Modern surface-independent optical mice work by using an optoelectronic sensor to take successive pictures of the surface on which the mouse is operating. Most of these mice use LEDs to illuminate the surface that is being tracked; LED optical mice are often mislabeled as "laser mice". Changes between one frame and the next are processed by the image processing part of the chip and translated into movement on the two axes using an optical flow estimation algorithm. For example, the Agilent Technologies ADNS-2610 optical mouse sensor processes 1512 frames per second: each frame is a rectangular array of 18×18 pixels, and each pixel can sense 64 different levels of gray.

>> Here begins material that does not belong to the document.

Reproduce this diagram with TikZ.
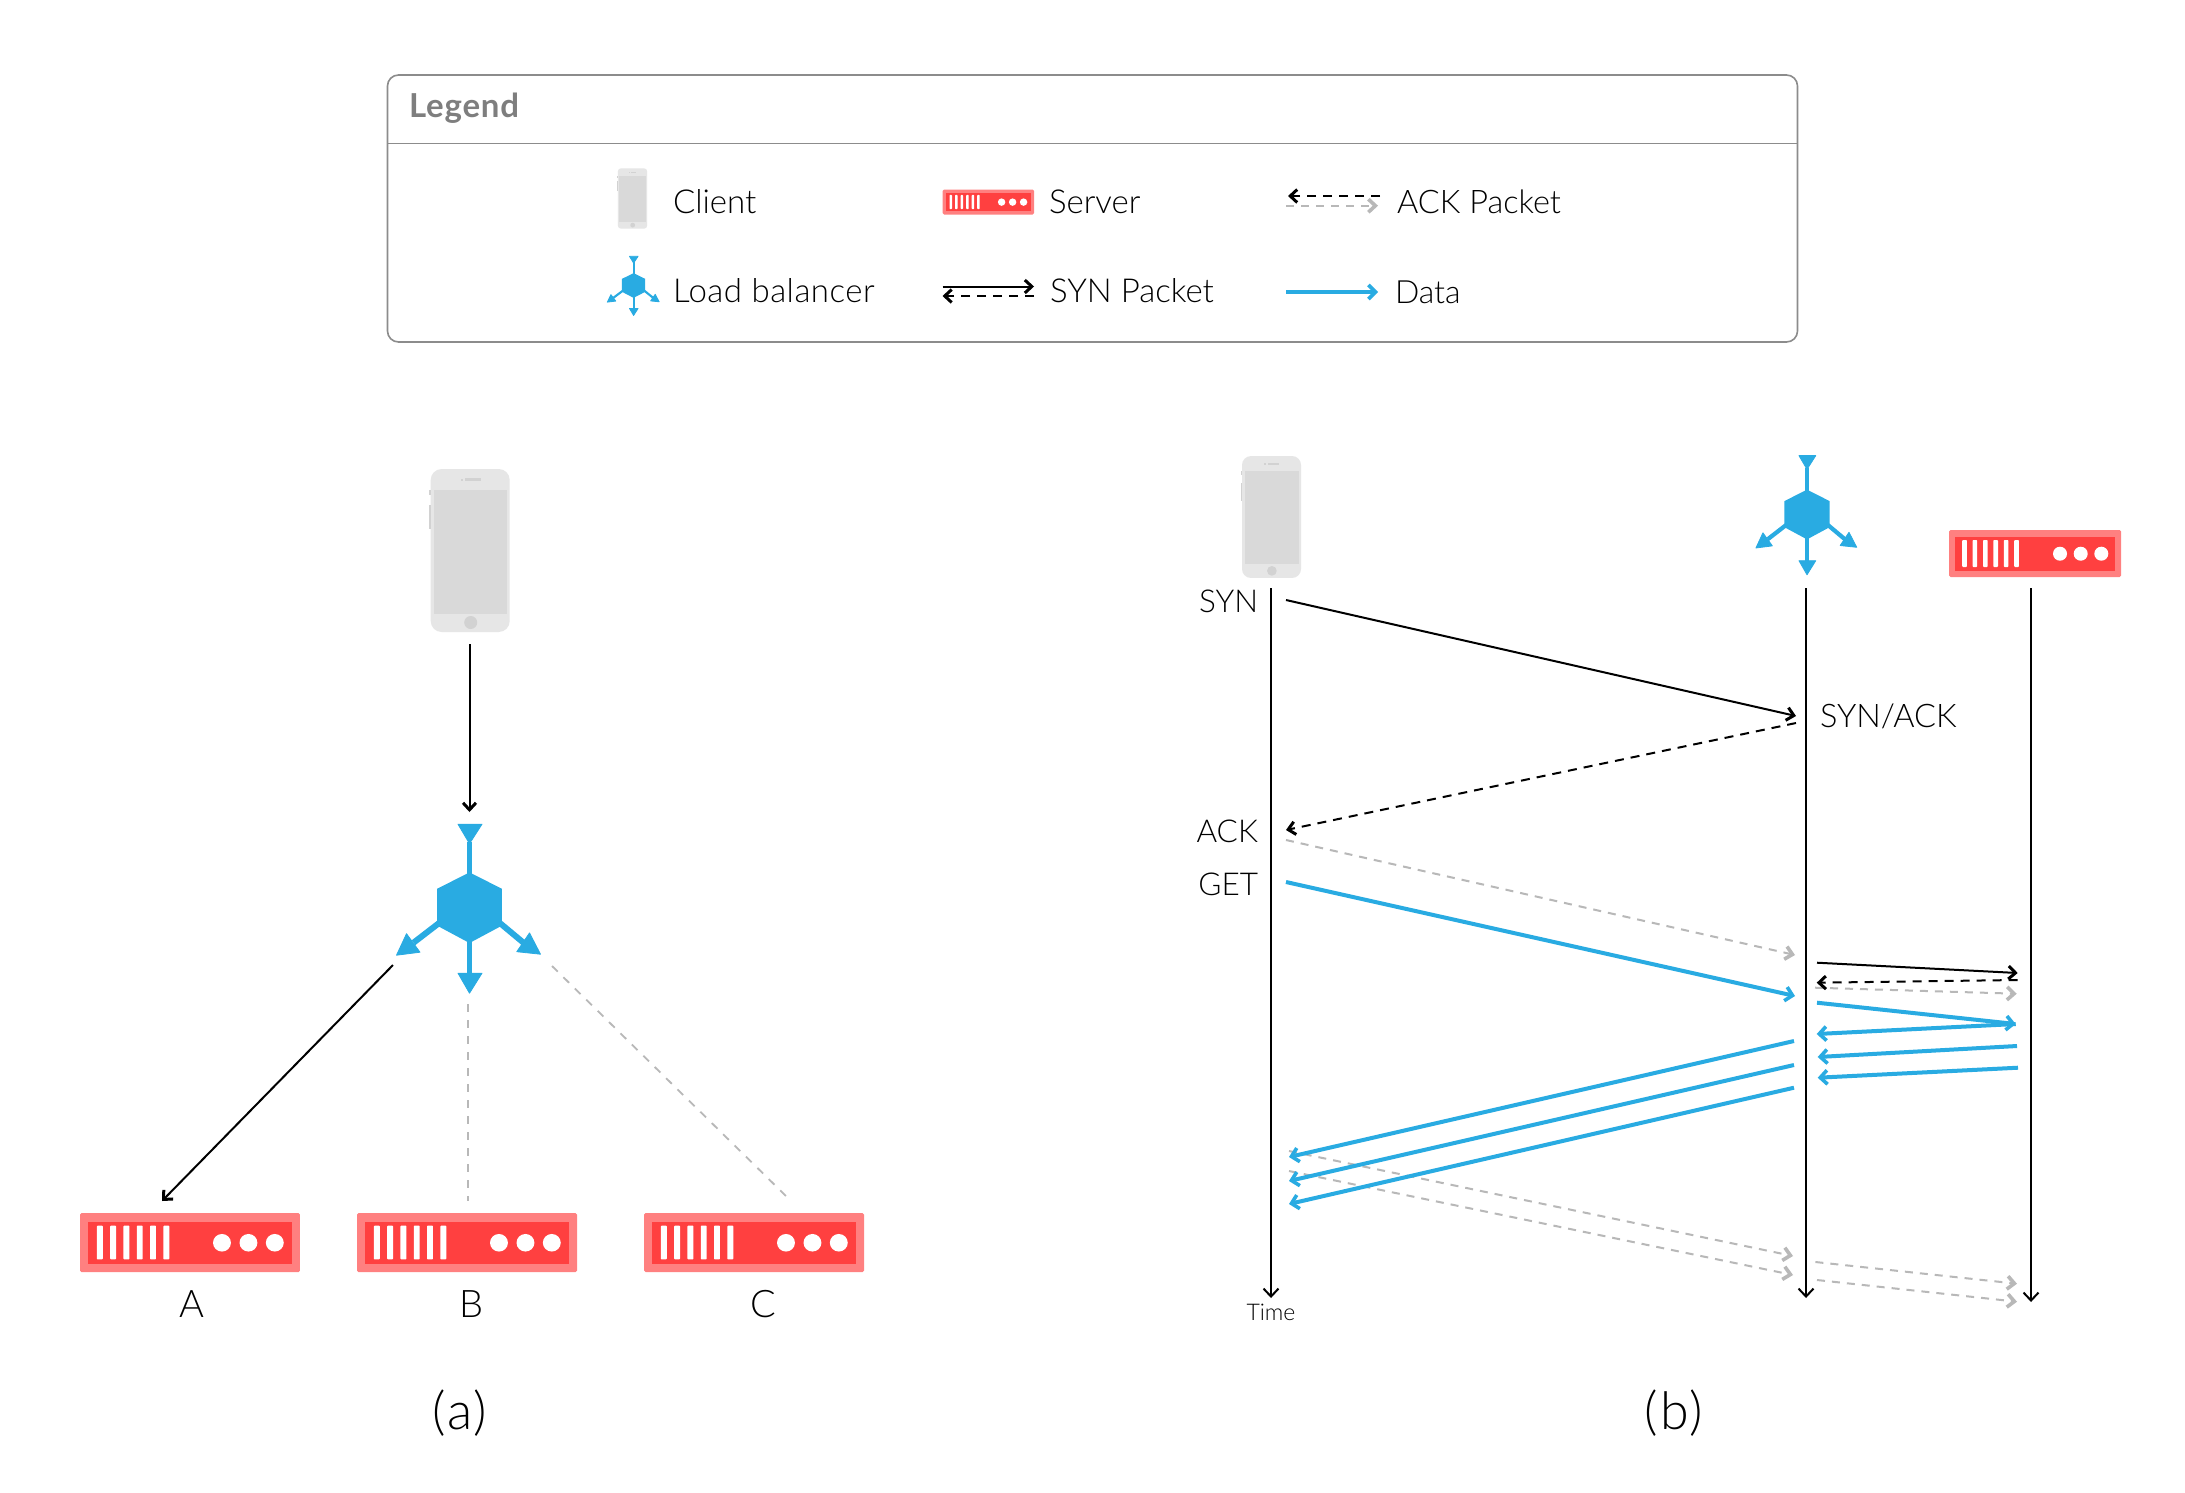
\documentclass[tikz,border=0pt]{standalone}
\usepackage{fontspec}
\usetikzlibrary{arrows.meta}
\setmainfont{Lato Light}
\newfontfamily\titlefont{Lato}
\definecolor{lbblue}{HTML}{29ABE2}
\definecolor{srvred}{HTML}{FF4040}
\definecolor{srvrim}{HTML}{FF8080}
\definecolor{phbody}{HTML}{E6E6E6}
\definecolor{phscreen}{HTML}{D9D9D9}
\definecolor{phbtn}{HTML}{D2D2D2}
\definecolor{dashgrey}{HTML}{B8B8B8}
\definecolor{framegrey}{HTML}{8C8C8C}
\newcommand\phoneicon[5]{%
\begin{scope}[shift={(#1,#2)},xscale=#3,yscale=#4]
\fill[phbody,rounded corners=#5] (-39.5,-81.5) rectangle (39.5,81.5);
\fill[phscreen] (-36,-61) rectangle (37,63);
\fill[phbtn] (0.5,72) ellipse (6.5 and 6.5);
\fill[phbtn] (-5,-72.5) rectangle (10.5,-69.5);
\fill[phbtn] (-9.5,-72) rectangle (-7,-70);
\fill[phbtn] (-41.5,-61) rectangle (-39.5,-55.5);
\fill[phbtn] (-41.5,-46) rectangle (-39.5,-21.5);
\end{scope}}
\newcommand\hubicon[4]{%
\begin{scope}[shift={(#1,#2)},xscale=#3,yscale=#4,lbblue,line join=round]
\fill (0,-35.3) -- (32.3,-19) -- (32.3,18) -- (0,35.3) -- (-32.3,18) -- (-32.3,-19) -- cycle;
\fill (-2.9,-66) rectangle (2.9,-33);
\fill (-2.9,33) rectangle (2.9,67);
\filldraw[line width=0.8pt] (-11.5,-83.5) -- (12.5,-83.5) -- (0,-64) -- cycle;
\filldraw[line width=0.8pt] (-11.5,65.5) -- (12.5,65.5) -- (0,85.5) -- cycle;
\filldraw[line width=0.8pt] (-73,47.5) -- (-63,26) -- (-49.5,44.5) -- cycle;
\filldraw[line width=0.8pt] (71,46.5) -- (60,25.2) -- (47.3,44) -- cycle;
\fill (-31.8,12.6) -- (-28.2,17.4) -- (-54.2,37.4) -- (-57.8,32.6) -- cycle;
\fill (31.8,12.6) -- (28.2,17.4) -- (52.2,37.4) -- (55.8,32.6) -- cycle;
\end{scope}}
\newcommand\servericon[4]{%
\begin{scope}[shift={(#1,#2)},xscale=#3,yscale=#4]
\fill[srvrim,rounded corners=1.5pt] (-86,-23.5) rectangle (86,23.5);
\fill[srvred] (-80,-16.5) rectangle (80,17.5);
\foreach \k in {0,...,5}{\fill[white,rounded corners=0.8pt] ({-72.8+10.4*\k},-13.5) rectangle ({-68.2+10.4*\k},13.5);}
\foreach \c in {25,45.7,66.3}{\fill[white] (\c,0.2) circle (7);}
\end{scope}}
\tikzset{
 every node/.style={inner sep=0pt,outer sep=0pt,text=black},
 lbl/.style={font=\fontsize{33}{38}\selectfont},
 sidelbl/.style={font=\fontsize{31.5}{36}\selectfont},
 blk/.style={draw=black,line width=2pt,-{Straight Barb[length=7pt,width=13pt,line width=3pt]}},
 life/.style={draw=black,line width=2pt,-{Straight Barb[length=8pt,width=15pt,line width=2pt]}},
 blkd/.style={blk,dash pattern=on 9pt off 7pt},
 gry/.style={draw=dashgrey,line width=2pt,dash pattern=on 8pt off 7pt,-{Straight Barb[length=7pt,width=13pt,line width=3.6pt]}},
 gryp/.style={draw=dashgrey,line width=1.8pt,dash pattern=on 8pt off 8pt},
 blu/.style={draw=lbblue,line width=4pt,-{Straight Barb[length=7pt,width=14pt,line width=3.6pt]}},
}
\begin{document}
\begin{tikzpicture}[x=1pt,y=-1pt]
\useasboundingbox (0,0) rectangle (2185,1492);
\fill[white] (0,0) rectangle (2185,1492);
% legend
\draw[framegrey,line width=1.6pt,rounded corners=11pt] (387.5,75) rectangle (1797.5,342);
\coordinate (dl) at (387.5,143.5); \coordinate (dr) at (1797.5,143.5);
\draw[framegrey,line width=1.6pt] (dl) -- (dr);
\node[anchor=base west,font=\fontsize{33}{38}\selectfont\titlefont\bfseries\addfontfeature{LetterSpace=2.5},text=framegrey!90!black] (legendtitle) at (409,117.5) {Legend};
\phoneicon{632.5}{198.5}{0.37}{0.37}{3pt}
\hubicon{633.6}{285.5}{0.36}{0.35}
\servericon{988.3}{202}{0.532}{0.532}
\node[lbl,anchor=base west] (tclient) at (673,213) {Client};
\node[lbl,anchor=base west,font=\fontsize{33}{38}\selectfont\addfontfeature{LetterSpace=1.5}] (tlb) at (673,302.5) {Load balancer};
\node[lbl,anchor=base west] (tserver) at (1049,213) {Server};
\node[lbl,anchor=base west] (tsyn) at (1050,302.5) {SYN Packet};
\node[lbl,anchor=base west,font=\fontsize{32.5}{38}\selectfont] (tack) at (1397,213.5) {ACK Packet};
\node[lbl,anchor=base west,font=\fontsize{32}{38}\selectfont] (tdata) at (1395,303.5) {Data};
\coordinate (la1) at (942.5,286.5); \coordinate (la2) at (1034,286.5);
\coordinate (la3) at (1034,296); \coordinate (la4) at (942.5,296);
\coordinate (la5) at (1380,196); \coordinate (la6) at (1288,196);
\coordinate (la7) at (1286,205.7); \coordinate (la8) at (1378,205.7);
\coordinate (la9) at (1286,292); \coordinate (la10) at (1378,292);
\draw[blk] (la1) -- (la2);
\draw[blkd] (la3) -- (la4);
\draw[blkd] (la5) -- (la6);
\draw[gry] (la7) -- (la8);
\draw[blu] (la9) -- (la10);
\begin{scope}[shift={(0,1)}]
% panel a
\phoneicon{470.2}{549.5}{1}{1}{11pt}
\hubicon{469.5}{906.7}{1}{1}
\servericon{190}{1241.5}{1.279}{1.255}
\servericon{467}{1241.5}{1.279}{1.255}
\servericon{754}{1241.5}{1.279}{1.255}
\node[font=\fontsize{38}{44}\selectfont,anchor=base] (labA) at (192,1316) {A};
\node[font=\fontsize{38}{44}\selectfont,anchor=base] (labB) at (472,1316) {B};
\node[font=\fontsize{38}{44}\selectfont,anchor=base] (labC) at (763,1316) {C};
\node[font=\fontsize{52}{58}\selectfont\addfontfeature{LetterSpace=4},anchor=base] (capa) at (460,1428) {(a)};
\coordinate (a1) at (469.5,643); \coordinate (a2) at (469.5,811);
\coordinate (a3) at (393,964); \coordinate (a4) at (162,1200);
\coordinate (a5) at (468,1003); \coordinate (a6) at (468,1200);
\coordinate (a7) at (552,965); \coordinate (a8) at (787,1196);
\draw[blk] (a1) -- (a2);
\draw[blk] (a3) -- (a4);
\draw[gryp] (a5) -- (a6);
\draw[gryp] (a7) -- (a8);
% panel b
\phoneicon{1271.5}{516}{0.747}{0.748}{9pt}
\hubicon{1807}{513.5}{0.70}{0.705}
\servericon{2035}{552.5}{1}{1}
\coordinate (c0) at (1271,587); \coordinate (c1) at (1271,1297);
\coordinate (l0) at (1806,587); \coordinate (l1) at (1806,1297);
\coordinate (s0) at (2031,587); \coordinate (s1) at (2031,1301);
\draw[life] (c0) -- (c1);
\draw[life] (l0) -- (l1);
\draw[life] (s0) -- (s1);
\node[font=\fontsize{23}{27}\selectfont,anchor=base] (ttime) at (1271,1319) {Time};
\node[sidelbl,anchor=base east] (tSYN) at (1258,611) {SYN};
\node[sidelbl,anchor=base east] (tACK) at (1258,841) {ACK};
\node[sidelbl,anchor=base east] (tGET) at (1258,894) {GET};
\node[sidelbl,anchor=base west,font=\fontsize{32.5}{38}\selectfont] (tSA) at (1820,726) {SYN/ACK};
\node[font=\fontsize{52}{58}\selectfont\addfontfeature{LetterSpace=4},anchor=base] (capb) at (1674,1428) {(b)};
\coordinate (b1) at (1286,599); \coordinate (b2) at (1796,715);
\coordinate (b3) at (1796,722); \coordinate (b4) at (1286,829);
\coordinate (b5) at (1286,839); \coordinate (b6) at (1795,954);
\coordinate (b7) at (1286,881); \coordinate (b8) at (1795,995);
\coordinate (b9) at (1817,961.7); \coordinate (b10) at (2017.7,972);
\coordinate (b11) at (2017.7,979); \coordinate (b12) at (1816.7,981.7);
\coordinate (b13) at (1815,986.7); \coordinate (b14) at (2016.7,992.7);
\coordinate (b15) at (1817,1001.7); \coordinate (b16) at (2015.7,1023);
\coordinate (b17) at (2015.7,1023); \coordinate (b18) at (1816.7,1033);
\coordinate (b19) at (2017,1045); \coordinate (b20) at (1817.7,1056);
\coordinate (b21) at (2018,1066.7); \coordinate (b22) at (1817.7,1076.7);
\coordinate (b23) at (1794,1040); \coordinate (b24) at (1289,1156);
\coordinate (b25) at (1794,1064); \coordinate (b26) at (1289,1180);
\coordinate (b27) at (1794,1086.7); \coordinate (b28) at (1289,1203);
\coordinate (b29) at (1289,1150); \coordinate (b30) at (1793,1255);
\coordinate (b31) at (1289,1170); \coordinate (b32) at (1793,1274);
\coordinate (b33) at (1815.4,1261); \coordinate (b34) at (2017,1282.7);
\coordinate (b35) at (1817,1279); \coordinate (b36) at (2017,1300.7);
\draw[blk] (b1) -- (b2);
\draw[blkd] (b3) -- (b4);
\draw[gry] (b5) -- (b6);
\draw[blu] (b7) -- (b8);
\draw[blk] (b9) -- (b10);
\draw[gry] (b13) -- (b14);
\draw[blkd] (b11) -- (b12);
\draw[blu] (b15) -- (b16);
\draw[blu] (b17) -- (b18);
\draw[blu] (b19) -- (b20);
\draw[blu] (b21) -- (b22);
\draw[gry] (b29) -- (b30);
\draw[gry] (b31) -- (b32);
\draw[blu] (b23) -- (b24);
\draw[blu] (b25) -- (b26);
\draw[blu] (b27) -- (b28);
\draw[gry] (b33) -- (b34);
\draw[gry] (b35) -- (b36);
\end{scope}
\end{tikzpicture}
\end{document}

Optomechanical mice detect movements of the ball optically, giving the precision of optical without the surface compatibility problems, whereas optical mice detect relative movement of the surface by examining the light reflected off it.

Laser Mouse

In 2004, Logitech, along with Agilent Technologies, introduced the laser mouse with its MX 1000 model. This mouse uses a small laser instead of a LED. The new technology can increase the resolution of the image taken by the mouse. The companies claim that this leads to a 20× increase in the sensitivity to the surface features used for navigation compared to conventional optical mice (see interference). Gamers have complained that the MX 1000 does not respond immediately to movement after it is picked up, moved, and then put down on the mouse pad. Newer revisions of the mouse do not seem to suffer from this problem, which is a power-saving feature (almost all optical mice, laser or LED based, also implement this power-saving feature, except those intended for use in gaming, where a millisecond of delay is significant). Since it is a wireless mouse, the engineers designed it to save as much power as possible. In order to do this, the mouse blinks the laser when in standby mode (8 seconds after the last motion). This function also increases the laser life.